The story of Fray takes place between the events of Xak and during the events of Xak II. During Xak, Fray was not able to use magic and was more or less a helpless girl that was rescued by the hero of the Xak series, Latok Kart. After being rescued, Fray becomes romantically interested in Latok and decides that if she could become useful to Latok and aid him in his quests, perhaps Latok will be interested in her romantically in return. Starting from the very end of Xak, Fray goes attends a magical university for three years to learn how to become a full-fledged sorceress. Upon her graduation Fray travels to Latok's home town of Fearless to find Latok, but upon arriving Fray learns that Latok has decided to journey on ahead of her to the region of Banuwa to start a new quest (Xak II). Fray decides to not give up on finding Latok and decides to set out on an adventure all on her own as she heads for Banuwa village. The course of the game takes Fray to several places along the way including various villages, an ancient ruins, a lake, the center of a volcano, and a floating fortress.

==Release==
Fray was originally released for the MSX on December 6, 1990. Later, other versions were developed for the MSX Turbo R, PC-98, PC Engine, and Game Gear in 1991–1994. An extended version of Fray in Magical Adventure was released with the MSX2 version for the MSX Turbo R, commonly referred to as Fray Turbo R, has voice acting and an alternate opening animation sequence. Another enhanced remake for the PC Engine titled Fray CD was later released by Microcabin. There are several differences between Fray CD and the original Fray in Magical Adventure in that Fray CD has an alternate FMV opening animation sequence, an additional stage, some different bosses and a plot that deviates from the original game mostly near the end of the game.

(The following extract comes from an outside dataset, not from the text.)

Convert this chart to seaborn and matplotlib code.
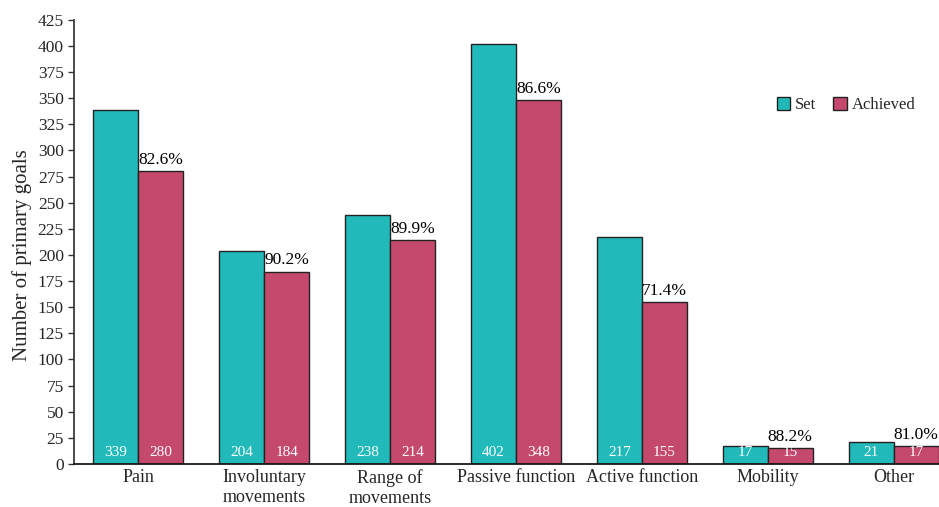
import pandas as pd
import matplotlib.pyplot as plt
import seaborn as sns

categories = ["Pain", "Involuntary\nmovements", "Range of\nmovements", "Passive function",
              "Active function", "Mobility", "Other"]
set_vals = [339, 204, 238, 402, 217, 17, 21]
achieved_vals = [280, 184, 214, 348, 155, 15, 17]
pct_labels = ["82.6%", "90.2%", "89.9%", "86.6%", "71.4%", "88.2%", "81.0%"]
y_ticks = list(range(0, 426, 25))

df = pd.DataFrame({
    "category": categories * 2,
    "value": set_vals + achieved_vals,
    "series": ["Set"] * len(categories) + ["Achieved"] * len(categories),
})

sns.set_theme(style="ticks")
plt.rcParams["font.family"] = ["Liberation Serif", "DejaVu Serif"]

fig = plt.figure(figsize=(9.39, 5.07), dpi=100)
ax = fig.add_axes([0.079, 0.085, 0.921, 0.876])

colors = {"Set": "#21B9B9", "Achieved": "#C5496C"}
sns.barplot(data=df, x="category", y="value", hue="series", palette=colors,
            width=0.714, edgecolor="#222222", linewidth=1.0, saturation=1,
            ax=ax)

# white counts near the base of each bar
for cont in ax.containers:
    for bar in cont:
        h = bar.get_height()
        ax.text(bar.get_x() + bar.get_width() / 2, 11, f"{int(h)}",
                ha="center", va="center", color="white", fontsize=11)

# achievement percentage above the achieved bars
for bar, lab in zip(ax.containers[1], pct_labels):
    ax.text(bar.get_x() + bar.get_width() / 2, bar.get_height() + 3, lab,
            ha="center", va="bottom", color="black", fontsize=12.5)

ax.set_ylim(0, 425)
ax.set_yticks(y_ticks)
ax.set_xlim(-0.51, 6.36)
ax.set_xlabel("")
ax.set_ylabel("Number of primary goals", fontsize=15)
ax.yaxis.set_label_coords(-0.049, 0.47)
ax.tick_params(axis="y", labelsize=12.5, length=4, width=1, color="#333333")
ax.tick_params(axis="x", labelsize=13, length=0, pad=4)
sns.despine(ax=ax)
ax.spines["left"].set_color("#333333")
ax.spines["bottom"].set_color("#111111")

ax.legend(title=None, frameon=False, loc="upper right", bbox_to_anchor=(0.99, 0.86),
          ncol=2, fontsize=12, handlelength=0.8, handleheight=0.8,
          handletextpad=0.3, columnspacing=1.0)

plt.savefig("out.png", dpi=100)
plt.close()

The MSX2 version has been unofficially translated into English by Oasis. Project EGG re-released the PC-9801, PC Engine and MSX2 Windows 8.1 compatible versions in 2009–2014.

==Reception==
Fray was well received, including by Japanese MSX Magazine. The MSX versions have been a bestseller in Japan for a long time and the MSX turbo R version was rated as "very good" by Spanish magazine MSX Club. German magazine Video Games highlighted the PC Engine CD version of the game alongside Sylphia and Strip Fighter 2 as Japanese import titles. They said that the game has a lot of characters who will give hints on where to go next, but this could be problematic to people who don't know Japanese.

In 2012, Fray CD re-release was given a positive review from Gamer which praised its "excellent" voice acting and funny writing.